El otoño va dejando su rastro, el anochecer se va adelantando, las
temperaturas siguen cayendo y para quienes viven más conectados con la
naturaleza, el espectáculo puede ser fantástico. Los árboles de hoja caduca se
preparan a hibernar, concentrando su energía vital en el núcleo y dejando a la
periferia con los días contados.
Envuelto en un proceso mágico de
transformación se encontraba el bosque esta mañana, la temperatura era baja y
no había viento, escasos eran los sonidos que me acompañaban, principalmente,
el ritmo de mi caminar, marcado por las pisadas y muy de vez en cuando en la
quietud del bosque resonaban discretos cantos de pájaros.
El espectáculo visual era un derroche de
formas y especialmente colores, la monotonía verduzca del bosque se veía
alterada por el cambio en la coloración de las hojas, fiesta que parecían
celebrar algunos árboles ante la despedida del ciclo.
Mi interior resonaba con el susurro del
bosque y así como esos árboles se disponían a navegar a través de este ciclo de
manera austera, yo también sentía un impulso hacia la interiorización, el
anhelo de disponer de un espacio de tiempo donde poder retirar mi energía del
mundo para poder concentrarme en lo que hoy en día es el sentido de mi existencia.
Ese desarrollo de conciencia que me conduzca de una manera permanente a la
vivencia de mi dimensión profunda.
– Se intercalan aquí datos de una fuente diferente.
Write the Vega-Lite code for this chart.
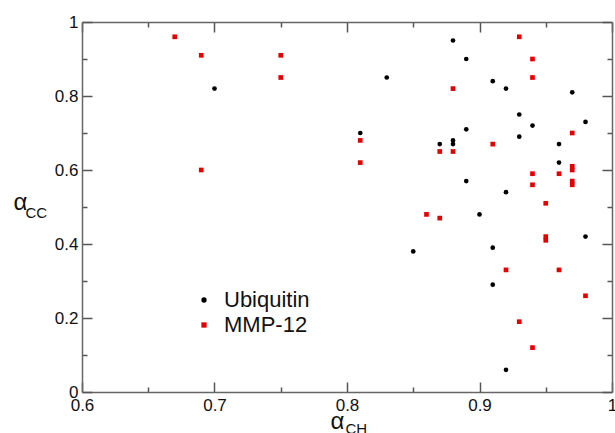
{
  "$schema": "https://vega.github.io/schema/vega-lite/v6.json",
  "autosize": {"type": "none"},
  "width": 530,
  "height": 370,
  "padding": {"left": 82, "top": 22, "right": 3, "bottom": 41},
  "background": "white",
  "config": {"view": {"stroke": null}, "font": "Liberation Sans"},
  "data": {"values": [
    {"protein": "Ubiquitin", "ach": 0.70, "acc": 0.82},
    {"protein": "Ubiquitin", "ach": 0.81, "acc": 0.70},
    {"protein": "Ubiquitin", "ach": 0.83, "acc": 0.85},
    {"protein": "Ubiquitin", "ach": 0.85, "acc": 0.38},
    {"protein": "Ubiquitin", "ach": 0.87, "acc": 0.67},
    {"protein": "Ubiquitin", "ach": 0.88, "acc": 0.95},
    {"protein": "Ubiquitin", "ach": 0.88, "acc": 0.68},
    {"protein": "Ubiquitin", "ach": 0.88, "acc": 0.67},
    {"protein": "Ubiquitin", "ach": 0.89, "acc": 0.90},
    {"protein": "Ubiquitin", "ach": 0.89, "acc": 0.71},
    {"protein": "Ubiquitin", "ach": 0.89, "acc": 0.57},
    {"protein": "Ubiquitin", "ach": 0.90, "acc": 0.48},
    {"protein": "Ubiquitin", "ach": 0.91, "acc": 0.84},
    {"protein": "Ubiquitin", "ach": 0.91, "acc": 0.39},
    {"protein": "Ubiquitin", "ach": 0.91, "acc": 0.29},
    {"protein": "Ubiquitin", "ach": 0.92, "acc": 0.82},
    {"protein": "Ubiquitin", "ach": 0.92, "acc": 0.54},
    {"protein": "Ubiquitin", "ach": 0.92, "acc": 0.06},
    {"protein": "Ubiquitin", "ach": 0.93, "acc": 0.75},
    {"protein": "Ubiquitin", "ach": 0.93, "acc": 0.69},
    {"protein": "Ubiquitin", "ach": 0.94, "acc": 0.72},
    {"protein": "Ubiquitin", "ach": 0.96, "acc": 0.67},
    {"protein": "Ubiquitin", "ach": 0.96, "acc": 0.62},
    {"protein": "Ubiquitin", "ach": 0.97, "acc": 0.81},
    {"protein": "Ubiquitin", "ach": 0.98, "acc": 0.73},
    {"protein": "Ubiquitin", "ach": 0.98, "acc": 0.42},
    {"protein": "MMP-12", "ach": 0.67, "acc": 0.96},
    {"protein": "MMP-12", "ach": 0.69, "acc": 0.91},
    {"protein": "MMP-12", "ach": 0.69, "acc": 0.60},
    {"protein": "MMP-12", "ach": 0.75, "acc": 0.91},
    {"protein": "MMP-12", "ach": 0.75, "acc": 0.85},
    {"protein": "MMP-12", "ach": 0.81, "acc": 0.68},
    {"protein": "MMP-12", "ach": 0.81, "acc": 0.62},
    {"protein": "MMP-12", "ach": 0.86, "acc": 0.48},
    {"protein": "MMP-12", "ach": 0.87, "acc": 0.65},
    {"protein": "MMP-12", "ach": 0.87, "acc": 0.47},
    {"protein": "MMP-12", "ach": 0.88, "acc": 0.82},
    {"protein": "MMP-12", "ach": 0.88, "acc": 0.65},
    {"protein": "MMP-12", "ach": 0.91, "acc": 0.67},
    {"protein": "MMP-12", "ach": 0.92, "acc": 0.33},
    {"protein": "MMP-12", "ach": 0.93, "acc": 0.96},
    {"protein": "MMP-12", "ach": 0.93, "acc": 0.19},
    {"protein": "MMP-12", "ach": 0.94, "acc": 0.90},
    {"protein": "MMP-12", "ach": 0.94, "acc": 0.85},
    {"protein": "MMP-12", "ach": 0.94, "acc": 0.59},
    {"protein": "MMP-12", "ach": 0.94, "acc": 0.56},
    {"protein": "MMP-12", "ach": 0.94, "acc": 0.12},
    {"protein": "MMP-12", "ach": 0.95, "acc": 0.51},
    {"protein": "MMP-12", "ach": 0.95, "acc": 0.42},
    {"protein": "MMP-12", "ach": 0.95, "acc": 0.41},
    {"protein": "MMP-12", "ach": 0.96, "acc": 0.59},
    {"protein": "MMP-12", "ach": 0.96, "acc": 0.33},
    {"protein": "MMP-12", "ach": 0.97, "acc": 0.70},
    {"protein": "MMP-12", "ach": 0.97, "acc": 0.61},
    {"protein": "MMP-12", "ach": 0.97, "acc": 0.60},
    {"protein": "MMP-12", "ach": 0.97, "acc": 0.57},
    {"protein": "MMP-12", "ach": 0.97, "acc": 0.56},
    {"protein": "MMP-12", "ach": 0.98, "acc": 0.26}
  ]},
  "layer": [
    {
      "mark": {"type": "point", "filled": true, "opacity": 1, "size": 22},
      "encoding": {
        "x": {
          "field": "ach", "type": "quantitative",
          "scale": {"domain": [0.6, 1], "nice": false, "zero": false},
          "axis": {
            "orient": "bottom",
            "values": [0.6, 0.65, 0.7, 0.75, 0.8, 0.85, 0.9, 0.95, 1],
            "format": "~g",
            "labelExpr": "abs(round(datum.value*10)-datum.value*10)<0.01 ? datum.label : ''",
            "tickSize": {"condition": {"test": "abs(round(datum.value*10)-datum.value*10)<0.01", "value": -10}, "value": -5},
            "labelPadding": 15,
            "labelFlush": false, "labelOverlap": false, "labelBound": false,
            "labelFontSize": 17, "labelColor": "#111", "labelFont": "Liberation Sans",
            "grid": false,
            "domainColor": "#666", "domainWidth": 1.5, "tickColor": "#555", "tickWidth": 1.5,
            "title": "α", "titleX": 255, "titleY": 36, "titleAlign": "center", "titleBaseline": "alphabetic",
            "titleFontSize": 24, "titleFontWeight": "normal", "titleColor": "#111", "titleFont": "Liberation Sans"
          }
        },
        "y": {
          "field": "acc", "type": "quantitative",
          "scale": {"domain": [0, 1], "nice": false, "zero": false},
          "axis": {
            "orient": "left",
            "values": [0, 0.1, 0.2, 0.3, 0.4, 0.5, 0.6, 0.7, 0.8, 0.9, 1],
            "format": "~g",
            "labelExpr": "abs(round(datum.value*5)-datum.value*5)<0.01 ? datum.label : ''",
            "tickSize": {"condition": {"test": "abs(round(datum.value*5)-datum.value*5)<0.01", "value": -10}, "value": -5},
            "labelPadding": 14,
            "labelFlush": false, "labelOverlap": false, "labelBound": false,
            "labelFontSize": 17, "labelColor": "#111", "labelFont": "Liberation Sans",
            "grid": false,
            "domainColor": "#666", "domainWidth": 1.5, "tickColor": "#555", "tickWidth": 1.5,
            "title": "α", "titleAngle": 0, "titleX": -62, "titleY": 187, "titleAlign": "center", "titleBaseline": "alphabetic",
            "titleFontSize": 24, "titleFontWeight": "normal", "titleColor": "#111", "titleFont": "Liberation Sans"
          }
        },
        "color": {
          "field": "protein", "type": "nominal",
          "scale": {"domain": ["Ubiquitin", "MMP-12"], "range": ["#000000", "#e60000"]},
          "legend": {
            "orient": "none", "legendX": 111, "legendY": 267, "title": null,
            "labelFontSize": 22, "labelFont": "Liberation Sans", "labelColor": "#111",
            "symbolSize": 28, "labelOffset": 9, "rowPadding": 3, "padding": 0,
            "symbolStrokeWidth": 0
          }
        },
        "shape": {
          "field": "protein", "type": "nominal",
          "scale": {"domain": ["Ubiquitin", "MMP-12"], "range": ["circle", "square"]}
        }
      }
    },
    {
      "mark": {"type": "point", "opacity": 0},
      "encoding": {
        "x": {
          "field": "ach", "type": "quantitative",
          "scale": {"domain": [0.6, 1], "nice": false, "zero": false},
          "axis": {
            "orient": "top",
            "values": [0.6, 0.65, 0.7, 0.75, 0.8, 0.85, 0.9, 0.95, 1],
            "labels": false,
            "tickSize": {"condition": {"test": "abs(round(datum.value*10)-datum.value*10)<0.01", "value": -10}, "value": -5},
            "grid": false,
            "domainColor": "#666", "domainWidth": 1.5, "tickColor": "#555", "tickWidth": 1.5,
            "title": "CH", "titleX": 263, "titleY": 411, "titleAlign": "left", "titleBaseline": "alphabetic",
            "titleFontSize": 15, "titleFontWeight": "normal", "titleColor": "#111", "titleFont": "Liberation Sans"
          }
        },
        "y": {
          "field": "acc", "type": "quantitative",
          "scale": {"domain": [0, 1], "nice": false, "zero": false},
          "axis": {
            "orient": "right",
            "values": [0, 0.1, 0.2, 0.3, 0.4, 0.5, 0.6, 0.7, 0.8, 0.9, 1],
            "labels": false,
            "tickSize": {"condition": {"test": "abs(round(datum.value*5)-datum.value*5)<0.01", "value": -10}, "value": -5},
            "grid": false,
            "domainColor": "#666", "domainWidth": 1.5, "tickColor": "#555", "tickWidth": 1.5,
            "title": "CC", "titleAngle": 0, "titleX": -587, "titleY": 195, "titleAlign": "left", "titleBaseline": "alphabetic",
            "titleFontSize": 15, "titleFontWeight": "normal", "titleColor": "#111", "titleFont": "Liberation Sans"
          }
        }
      }
    }
  ],
  "resolve": {"axis": {"x": "independent", "y": "independent"}}
}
Algo atisbado pero difícil de consolidar,
pues la quietud hallada en ese santuario del aquí y ahora es frecuentemente allanada por la inercia
implacable de mi inconsciencia, que irrumpe de manera contundente en el espacio
sagrado de mi presencia.
Afortunadamente voy a disponer de una buena
oportunidad para llevar a cabo la satisfacción de este anhelo, un curso-retiro
en el que de manera intensiva nos dedicaremos a la práctica de la meditación.
Curiosamente éste comenzará después del solsticio de invierno, momento a partir
del cual la luz del sol en esta parte del planeta cambia de ciclo y se pasa del
día menos luminoso del año a que, de manera gradual, cada día tenga más luz que
el anterior. Hito tremendamente importante para civilizaciones anteriores al
cristianismo, en las que el desarrollo técnico era prácticamente nulo y la
mayor exposición al sol les iba a dulcificar de manera significativa la
existencia.
Me viene a la mente la siguiente pregunta.
¿Cómo es que aquellas civilizaciones que festejaban el solsticio de invierno,
eran capaces de percibir ese cambio tan sutil, ya que no disponían de
artilugios para realizar las mediciones oportunas? Por exclusión no me queda
más que entender que de manera intuitiva, aquellos seres humanos al estar tan
integrados en la naturaleza, su sentido de pertenencia a una Unidad Superior
les proporcionaba ese conocimiento.
En Occidente con la llegada del cristianismo
la fiesta del solsticio de invierno fue recalificada por la Navidad. De manera
simbólica, al comienzo del ciclo de la luz, se le atribuyó el nacimiento de la
referencia espiritual más importante de nuestra civilización y en mí surge una aspiración
de que la Luz de la Consciencia se exprese con más contundencia, para rescatar
a este planeta de las consecuencias de ir a la deriva de la inconsciencia.